Job or module command failed with "The following module(s) are unknown" error

If your job or module add command fails and you have an error like Lmod has detected the following error: The following module(s) are unknown: in your job.####.out file, it means that the application or the version of the application you are trying to use is not on the ELSA3 cluster. For an application like Matlab where there are multiple version, simply change your SLURM submit script to select a different version or remove the version entirely and let the system pick the best "default" version. If the application does not exist on the ELSA3 cluster, and you need it for your workflow, please contact Shawn Sivy (ssivy@tcnj.edu) to have it moved over from the old ELSA cluster.

To fix the situation where the version is no longer available, look for a line in your submit script like the one below. Note: module add and module load are synonymous.

module add matlab/R2021a

and replace it with one of these

module add matlab/R2025a or module add matlab

To see what modules are available, use the module avail command.

Example: module avail or module avail matlab

The module command gives me an "attempt to compare string with number" error

If you are using the module command such as module avail and get an error like the one below, you need to run the lmod-clear-cache command. The module command should now work again as expected. This error occurs because the caching format used by module differs from the prior version.

[ssivy@login001 ~]$ module avail
/usr/bin/lua: /opt/ohpc/admin/lmod/lmod/libexec/Cache.lua:663: attempt to compare string with number
stack traceback:
  /opt/ohpc/admin/lmod/lmod/libexec/Cache.lua:663: in function 'Cache.build'
  /opt/ohpc/admin/lmod/lmod/libexec/ModuleA.lua:750: in function 'ModuleA.singleton'
  /opt/ohpc/admin/lmod/lmod/libexec/Hub.lua:1251: in function 'Hub.avail'
  /opt/ohpc/admin/lmod/lmod/libexec/cmdfuncs.lua:145: in function 'Avail'
  /opt/ohpc/admin/lmod/lmod/libexec/lmod:527: in function 'main'
  /opt/ohpc/admin/lmod/lmod/libexec/lmod:603: in main chunk
  [C]: in ?
[ssivy@login001 ~]$

ELSA3 Upgrade Frequently Asked Questions

So why is there a new cluster?

ELSA3 features an upgraded operating system, Rocky Linux 9, and the OpenHPC 3.x cluster tools. The current cluster is using Rocky Linux 8 and the OpenHPC 2.x cluster tools.

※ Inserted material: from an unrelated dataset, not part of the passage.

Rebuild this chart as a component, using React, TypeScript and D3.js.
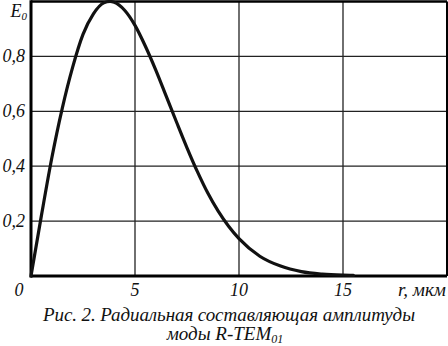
import React, { useEffect, useRef } from 'react';
import * as d3 from 'd3';

// radius, mkm
const rValues = [0, 0.5, 1, 1.5, 2, 2.5, 3, 3.5, 3.8, 4, 4.5, 5, 5.5, 6, 6.5, 7, 7.5, 8, 8.5, 9, 9.5, 10, 11, 12, 13, 14, 15, 15.5];
// relative amplitude E0
const eValues = [0, 0.22, 0.43, 0.61, 0.76, 0.88, 0.955, 0.995, 1.0, 0.997, 0.968, 0.913, 0.837, 0.75, 0.655, 0.56, 0.467, 0.38, 0.302, 0.236, 0.181, 0.136, 0.072, 0.036, 0.016, 0.007, 0.003, 0.002];

const xTicks = [0, 5, 10, 15];
const xTickLabels = ['0', '5', '10', '15'];
const yTicks = [0.2, 0.4, 0.6, 0.8];
const yTickLabels = ['0,2', '0,4', '0,6', '0,8'];
const captionLines = ['Рис. 2. Радиальная составляющая амплитуды', 'моды R-TEM'];

export default function App() {
  const svgRef = useRef<SVGSVGElement>(null);

  useEffect(() => {
    if (!svgRef.current) return;
    const width = 448;
    const height = 346;
    const font = '"Liberation Serif", "Times New Roman", Tinos, "DejaVu Serif", "Noto Serif", FreeSerif, serif';

    const svg = d3.select(svgRef.current);
    svg.selectAll('*').remove();
    svg.attr('width', width).attr('height', height);

    const x = d3.scaleLinear().domain([0, 20]).range([31, 447]);
    const y = d3.scaleLinear().domain([0, 1]).range([276, 1.5]);

    // grid
    svg.append('g')
      .selectAll('line')
      .data(xTicks.filter(d => d > 0))
      .join('line')
      .attr('x1', d => x(d)).attr('x2', d => x(d))
      .attr('y1', y(1)).attr('y2', y(0))
      .attr('stroke', '#222').attr('stroke-width', 1.3);

    svg.append('g')
      .selectAll('line')
      .data(yTicks)
      .join('line')
      .attr('x1', x(0)).attr('x2', x(20))
      .attr('y1', d => y(d)).attr('y2', d => y(d))
      .attr('stroke', '#222').attr('stroke-width', 1.3);

    // frame
    svg.append('line').attr('x1', x(0)).attr('x2', x(20)).attr('y1', y(1)).attr('y2', y(1))
      .attr('stroke', '#000').attr('stroke-width', 2.5);
    svg.append('line').attr('x1', x(20)).attr('x2', x(20)).attr('y1', y(1)).attr('y2', y(0))
      .attr('stroke', '#000').attr('stroke-width', 2);
    svg.append('line').attr('x1', x(0)).attr('x2', x(0)).attr('y1', y(1) - 1.2).attr('y2', y(0) + 1.5)
      .attr('stroke', '#000').attr('stroke-width', 3);
    svg.append('line').attr('x1', x(0)).attr('x2', x(20)).attr('y1', y(0)).attr('y2', y(0))
      .attr('stroke', '#000').attr('stroke-width', 3);

    // curve
    const pts = rValues.map((r, i) => [r, eValues[i]] as [number, number]);
    const line = d3.line<[number, number]>()
      .x(d => x(d[0]))
      .y(d => y(d[1]))
      .curve(d3.curveMonotoneX);
    svg.append('path')
      .datum(pts)
      .attr('d', line)
      .attr('fill', 'none')
      .attr('stroke', '#111')
      .attr('stroke-width', 3.2)
      .attr('stroke-linecap', 'round');

    const text = (tx: number, ty: number, s: string, anchor = 'middle', size = 18) =>
      svg.append('text')
        .attr('x', tx).attr('y', ty)
        .attr('text-anchor', anchor)
        .attr('font-family', font)
        .attr('font-style', 'italic')
        .attr('font-size', size)
        .attr('fill', '#111')
        .text(s);

    // y tick labels
    yTicks.forEach((d, i) => text(25, y(d) + 6, yTickLabels[i], 'end'));
    // x tick labels
    xTicks.forEach((d, i) => text(i === 0 ? 19 : x(d), 296, xTickLabels[i]));

    // axis titles
    const e0 = text(27, 17, 'E', 'end');
    e0.append('tspan').attr('font-size', 11).attr('dy', 3).text('0');
    text(446, 296, 'r, мкм', 'end', 19);

    // caption
    text(229, 321, captionLines[0], 'middle', 19)
      .attr('textLength', 372).attr('lengthAdjust', 'spacing');
    const c2 = text(225, 340, captionLines[1], 'middle', 19);
    c2.append('tspan').attr('font-size', 12).attr('dy', 3).text('01');
  }, []);

  return (
    <svg ref={svgRef} style={{ position: 'absolute', left: 0, top: 0, background: '#fff' }}></svg>
  );
}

Does this cluster upgrade affect the virtual machines (VMs) on the "MoOSE" virtual infrastructure?

No. The virtualization system is a separate cluster with its own servers and software. However, I will look to upgrade the underlying virtualization software this summer, but that will (mostly) be transparent to the end-users of that system.

Are my files also available on this new cluster?

Yes. Your files in your home directory, /projects, and /courses and are available and are currently shared between the two clusters. Because of how the global /scratch system works, it won't be available until after the upgrade.

Is there a new login for the ELSA3 test cluster?

No. Just use your regular TCNJ username and password like you do on the current ELSA cluster.

When will ELSA3 launch into production?

ELSA will be upgraded on May 21 & 22nd (Commencement days). Because of the campus power outage on Sunday, May 24th and Memorial Day on Monday, May 25th, ELSA3 will be down until Tuesday, May 26th. I hope the have the system up and operational in the afternoon.

What will happen to the current cluster?

All the nodes will be moved over to the new ELSA3 cluster when it goes into production. The old cluster software will remain for a while, but will no longer be accessible to end-users. If something needs to be moved over later, I will still be able to access the old cluster configurations and software. Remember, all files in your /home, /projects, /courses and /scratch will be available to you on the new cluster.